Artificial Immune Systems in Evolutionary Method for Optimal Distribution Network Design

H. Keko, M. Skok, D. Škrlec, and S. Krajcar (Croatia)


artificial immune systems, evolutionary algorithm, distribution network, optimal design


Planning of urban distribution networks is a complex problem. When the problem is being solved, it is commonly translated into combinatorial optimization problems, like single and multiple depot vehicle routing problems (MDVRP). Since such optimization problems are NP-hard, their exact solving is practically impossible. Evolutionary algorithms have been successful in solving those problems. Despite their relatively high efficiency, expected progress is related to obtaining better stability and lesser dependency on parameters. Moreover, there are several opposed criteria that the distribution networks must satisfy. For instance, there are limits on allowable voltage drops and conductor capacities. An algorithm for successful planning of the distribution networks should implement all of these criteria.

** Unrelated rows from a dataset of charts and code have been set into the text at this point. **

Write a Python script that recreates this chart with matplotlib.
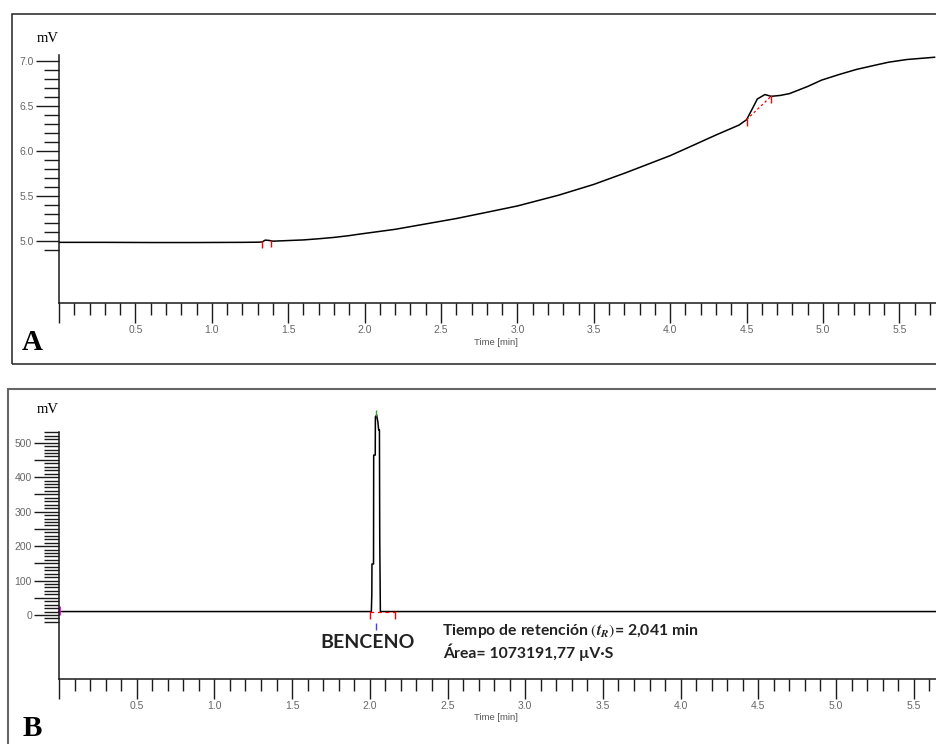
import numpy as np
import matplotlib
matplotlib.use("Agg")
import matplotlib.pyplot as plt
from matplotlib.patches import Rectangle

plt.rcParams['font.family'] = ['Liberation Sans', 'DejaVu Sans']
plt.rcParams['mathtext.fontset'] = 'stix'

# ---- panel A: baseline run (mV vs min)
a_time = [0.0, 0.3, 0.6, 0.9, 1.2, 1.31, 1.33, 1.35, 1.38, 1.40, 1.5, 1.6, 1.7,
          1.8, 1.9, 1.96, 2.2, 2.4, 2.6, 2.83, 3.0, 3.27, 3.5, 3.71, 4.0, 4.17,
          4.3, 4.45, 4.50, 4.54, 4.57, 4.62, 4.66, 4.72, 4.78, 4.9, 4.99, 5.1,
          5.22, 5.35, 5.43, 5.55, 5.73]
a_mv = [4.985, 4.985, 4.983, 4.983, 4.985, 4.987, 4.99, 5.01, 5.005, 4.998,
        5.005, 5.012, 5.025, 5.04, 5.06, 5.075, 5.13, 5.19, 5.25, 5.33, 5.39,
        5.51, 5.63, 5.76, 5.95, 6.08, 6.18, 6.29, 6.35, 6.48, 6.58, 6.63, 6.61,
        6.62, 6.64, 6.72, 6.79, 6.85, 6.91, 6.96, 6.99, 7.02, 7.045]
a_marks = [1.33, 1.39, 4.50, 4.66]
a_mark_mv = [4.99, 5.0, 6.35, 6.61]

# ---- panel B: benzene sample
b_time = [0.0, 2.010, 2.013, 2.014, 2.024, 2.025, 2.035, 2.036, 2.044, 2.052,
          2.057, 2.062, 2.064, 2.068, 5.65]
b_mv = [10, 10, 60, 148, 148, 464, 464, 575, 580, 560, 537, 537, 218, 10, 10]
b_marks = [2.00, 2.165]
b_rt = 2.041

x_major = [0.0, 0.5, 1.0, 1.5, 2.0, 2.5, 3.0, 3.5, 4.0, 4.5, 5.0, 5.5]
x_labels = ['', '0.5', '1.0', '1.5', '2.0', '2.5', '3.0', '3.5', '4.0', '4.5', '5.0', '5.5']
a_yticks = [5.0, 5.5, 6.0, 6.5, 7.0]
a_ylabels = ['5.0', '5.5', '6.0', '6.5', '7.0']
b_yticks = [0, 50, 100, 150, 200, 250, 300, 350, 400, 450, 500]
b_ylabels = ['0', '', '100', '', '200', '', '300', '', '400', '', '500']

W, H = 936, 744
fig = plt.figure(figsize=(W / 100, H / 100), dpi=100)


def fx(px):
    return px / W


def fy(py):
    return 1 - py / H


def make_axes(top, bottom):
    ax = fig.add_axes([fx(59), fy(bottom), 1 - fx(59), fy(top) - fy(bottom)])
    for s in ['top', 'right']:
        ax.spines[s].set_visible(False)
    for s in ['left', 'bottom']:
        ax.spines[s].set_linewidth(1.1)
        ax.spines[s].set_color('#1a1a1a')
    ax.set_xticks(x_major)
    ax.set_xticklabels(x_labels)
    ax.set_xticks(np.arange(0, 5.75, 0.1), minor=True)
    ax.tick_params(axis='x', which='major', length=14.4, width=1.0, pad=1.5,
                   colors='#1a1a1a', labelcolor='#666666', labelsize=7.5)
    ax.tick_params(axis='x', which='minor', length=8.6, width=1.0, colors='#1a1a1a')
    ax.tick_params(axis='y', which='minor', length=10.8, width=1.0, colors='#1a1a1a')
    return ax


# frames round the two panels
fig.add_artist(Rectangle((fx(12), fy(364)), 2, fy(14) - fy(364),
                         transform=fig.transFigure, fill=False, ec='#222222', lw=1.1))
fig.add_artist(Rectangle((fx(8), -0.5), 2, fy(389) + 0.5,
                         transform=fig.transFigure, fill=False, ec='#666666', lw=1.5))

# ---------------- A
ax1 = make_axes(55, 303)
ax1.plot(a_time, a_mv, color='black', lw=1.1)
ax1.set_xlim(0, (W - 59) / 152.8)
ax1.set_ylim(4.31, 7.07)
ax1.set_yticks(a_yticks)
ax1.set_yticklabels(a_ylabels)
ax1.set_yticks(np.arange(4.9, 7.01, 0.1), minor=True)
ax1.tick_params(axis='y', which='major', length=16.6, width=1.0, pad=1.5,
                colors='#1a1a1a', labelcolor='#666666', labelsize=7.5)
ax1.vlines(a_marks, [m - 0.07 for m in a_mark_mv], [m + 0.01 for m in a_mark_mv],
           color='red', lw=1.0)
ax1.plot(a_marks[2:], a_mark_mv[2:], color='red', lw=0.9, ls=(0, (2, 2)))

# ---------------- B
ax2 = make_axes(432, 679)
ax2.plot(b_time, b_mv, color='black', lw=1.1, clip_on=False)
ax2.set_xlim(0, (W - 59) / 155.4)
ax2.set_ylim(-185.7, 531)
ax2.set_yticks(b_yticks)
ax2.set_yticklabels(b_ylabels)
ax2.set_yticks(np.arange(-20, 531, 10), minor=True)
ax2.tick_params(axis='y', which='major', length=18, width=1.0, pad=1.5,
                colors='#1a1a1a', labelcolor='#666666', labelsize=7.5)
ax2.vlines(b_marks, -12, 12, color='red', lw=1.0)
ax2.plot(b_marks, [8, 8], color='red', lw=0.9, ls=(0, (3, 3)))
ax2.vlines([b_rt], -43, -22, color='#4040ff', lw=1.0)
ax2.vlines([b_rt], 578, 594, color='#2ca02c', lw=1.0, clip_on=False)
ax2.vlines([0.003], 0, 25, color='#e000e0', lw=2.0)

# texts
for y_mv, y_time, y_let, let in [(38, 343, 342, 'A'), (410, 718, 728, 'B')]:
    fig.text(fx(48), fy(y_mv), 'mV', family='Liberation Serif', fontsize=10.5,
             ha='center', va='center')
    fig.text(fx(496), fy(y_time), 'Time [min]', fontsize=6.8, color='#555555',
             ha='center', va='center')
    fig.text(fx(32), fy(y_let), let, family='Liberation Serif', fontweight='bold',
             fontsize=21, ha='center', va='center')

fig.text(fx(368), fy(643), 'BENCENO', family='Lato', fontweight='bold',
         fontsize=14, ha='center', va='center', color='#222222')
fig.text(fx(442), fy(631), r'Tiempo de retención $(\mathbfit{t_R})$= 2,041 min',
         family='Lato', fontweight='bold', fontsize=11.3, ha='left', va='center',
         color='#222222')
fig.text(fx(443), fy(652), 'Área= 1073191,77 µV·S', family='Lato',
         fontweight='bold', fontsize=11.3, ha='left', va='center', color='#222222')

fig.savefig('out.png', dpi=100)
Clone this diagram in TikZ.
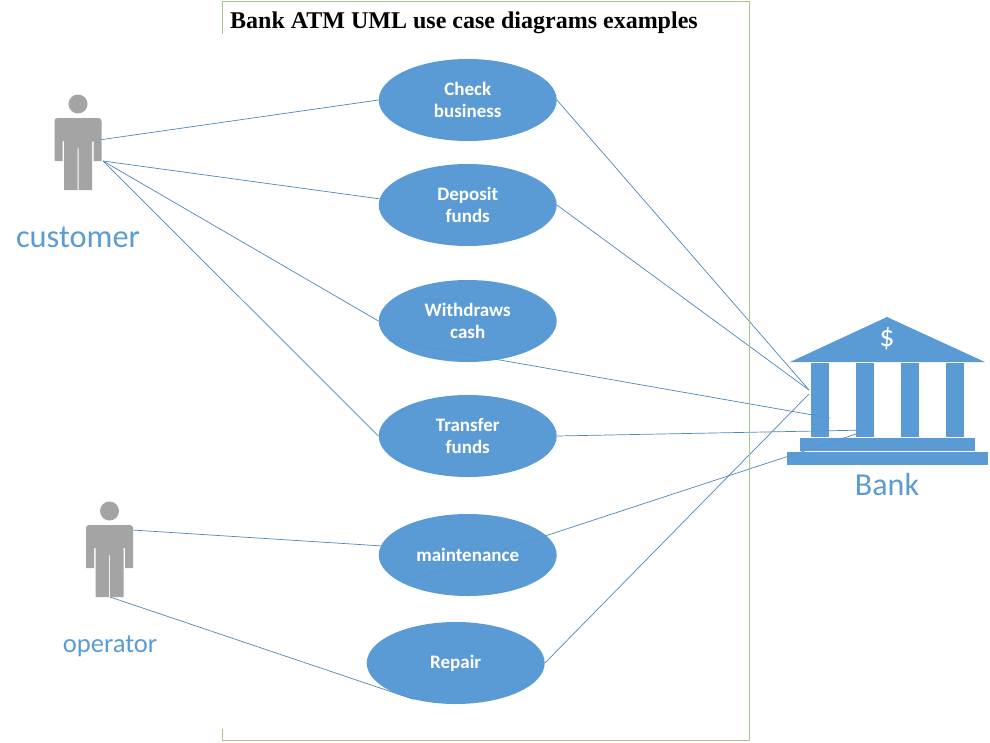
\documentclass[tikz,border=0pt]{standalone}
\usepackage{fontspec}
\setmainfont{Carlito}
\newfontfamily\titlefont{Liberation Serif}
\usetikzlibrary{shapes.geometric,backgrounds}

\definecolor{usecase}{HTML}{5296D3}
\definecolor{labelblue}{HTML}{5B9BD5}
\definecolor{actorgray}{HTML}{9F9F9F}
\definecolor{framegreen}{HTML}{A9C48C}
\definecolor{linkblue}{HTML}{4F86B8}

\tikzset{
  usecasenode/.style={ellipse, fill=usecase, fill opacity=.95, text opacity=1, text=white, inner sep=0pt,
    minimum width=178pt, minimum height=82pt, align=center, font=\fontsize{19}{22}\selectfont\bfseries},
  link/.style={draw=linkblue, line width=.7pt},
  actorname/.style={text=labelblue, inner sep=0pt},
  bankpart/.style={fill=usecase, fill opacity=.95},
  person/.pic={
    \fill[actorgray, fill opacity=.95] (0,0) circle (9.5);
    \fill[actorgray, fill opacity=.95] (-23.5,57) [rounded corners=3pt] -- (-23.5,14) -- (23.5,14) [sharp corners] -- (23.5,57)
       -- (15.5,57) -- (15.5,37) -- (14,37) -- (14,86) -- (0.5,86) -- (0.5,44) -- (-0.5,44) -- (-0.5,86)
       -- (-14,86) -- (-14,37) -- (-15.5,37) -- (-15.5,57) -- cycle;
  }
}

\begin{document}
\begin{tikzpicture}[x=1pt,y=-1pt]

\useasboundingbox (0,0) rectangle (990,742);

% the frame has no left side between the title and the bottom corner
\draw[framegreen, line width=1pt] (222,34) -- (222,1.5) -- (749,1.5) -- (749,740) -- (222,740) -- (222,729);
\node[font=\titlefont\bfseries\fontsize{24}{24}\selectfont, inner sep=0pt] (title) at (464,23) {Bank ATM UML use case diagrams examples};

\node[usecasenode] (check) at (467.7,100) {Check\\business};
\node[usecasenode] (deposit) at (467.7,205) {Deposit\\funds};
\node[usecasenode] (withdraws) at (467.7,321) {Withdraws\\cash};
\node[usecasenode] (transfer) at (467.7,436) {Transfer\\funds};
\node[usecasenode] (maintenance) at (467.7,555) {maintenance};
\node[usecasenode] (repair) at (455.7,663) {Repair};

% actors
\pic at (78,104) {person};
\pic at (109.5,511) {person};
\node[actorname, font=\fontsize{32.4}{32.4}\selectfont] (customer) at (78,237) {customer};
\node[actorname, font=\fontsize{26.6}{26.6}\selectfont] (operator) at (110,646) {operator};

\coordinate (customerbody) at (92,141);
\coordinate (customerarm) at (103,161);
\coordinate (operatorarm) at (132,530);
\coordinate (operatorfoot) at (110,597);

% bank
\fill[bankpart] (887,317) -- (985,362) -- (790,362) -- cycle;
\foreach \X in {811,856,901,946}{
    \fill[bankpart] (\X,363) rectangle (\X+18,437);
}
\fill[bankpart] (800,438) rectangle (975,451);
\fill[bankpart] (787,452) rectangle (988,465);
\node[text=white, inner sep=0pt, font=\fontsize{30}{30}\selectfont] (dollar) at (887,339) {\$};
\node[actorname, font=\fontsize{32}{32}\selectfont] (bank) at (887,484) {Bank};

\coordinate (bankA) at (809,390);
\coordinate (bankB) at (830,418);
\coordinate (bankC) at (868,430);
\coordinate (bankD) at (856,434);
\coordinate (bankE) at (809,394);

\begin{pgfonlayer}{background}
\draw[link] (customerbody) -- (check.west);
\draw[link] (customerarm) -- (deposit.176.8);
\draw[link] (customerarm) -- (withdraws.west);
\draw[link] (customerarm) -- (transfer.west);
\draw[link] (operatorarm) -- (maintenance.174);
\draw[link] (operatorfoot) -- (repair.221);
\draw[link] (check.east) -- (bankA);
\draw[link] (deposit.east) -- (bankA);
\draw[link] (withdraws.194) -- (bankB);
\draw[link] (transfer.east) -- (bankC);
\draw[link] (maintenance.203) -- (bankD);
\draw[link] (repair.east) -- (bankE);
\end{pgfonlayer}

\end{tikzpicture}
\end{document}
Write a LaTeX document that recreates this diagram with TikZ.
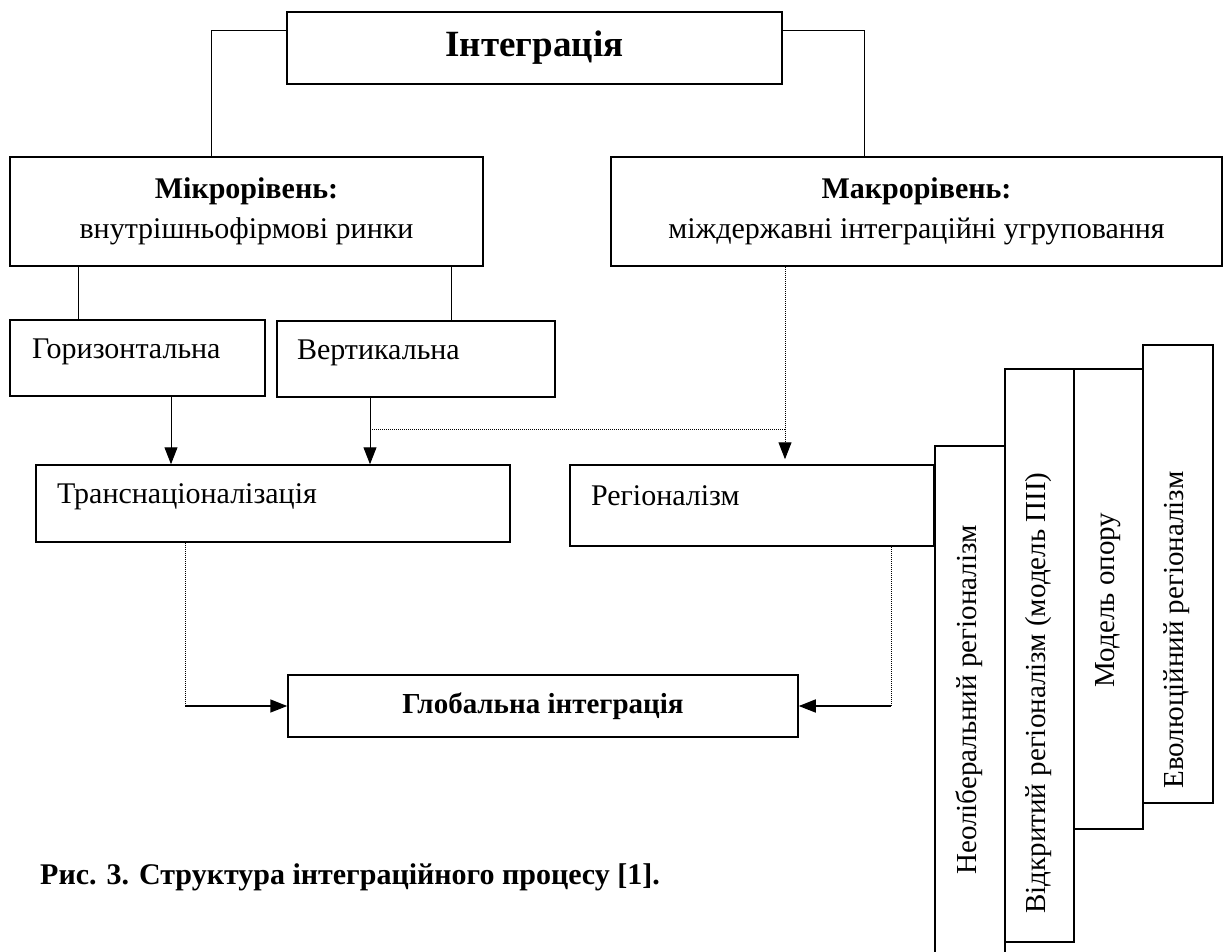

In this paper a model of the evolutionary algorithm for solving the MDVRP is shown, based on analogy between the MDVRP and the distribution network planning problem. The algorithm includes an improvement inspired by artificial immune systems' techniques. Some specifics of the distribution network design are implemented in the immune operator which is a part of the evolutionary algorithm, instead of applying them in post-optimization phase. Some practical examples have been used to investigate the performance of the proposed algorithm.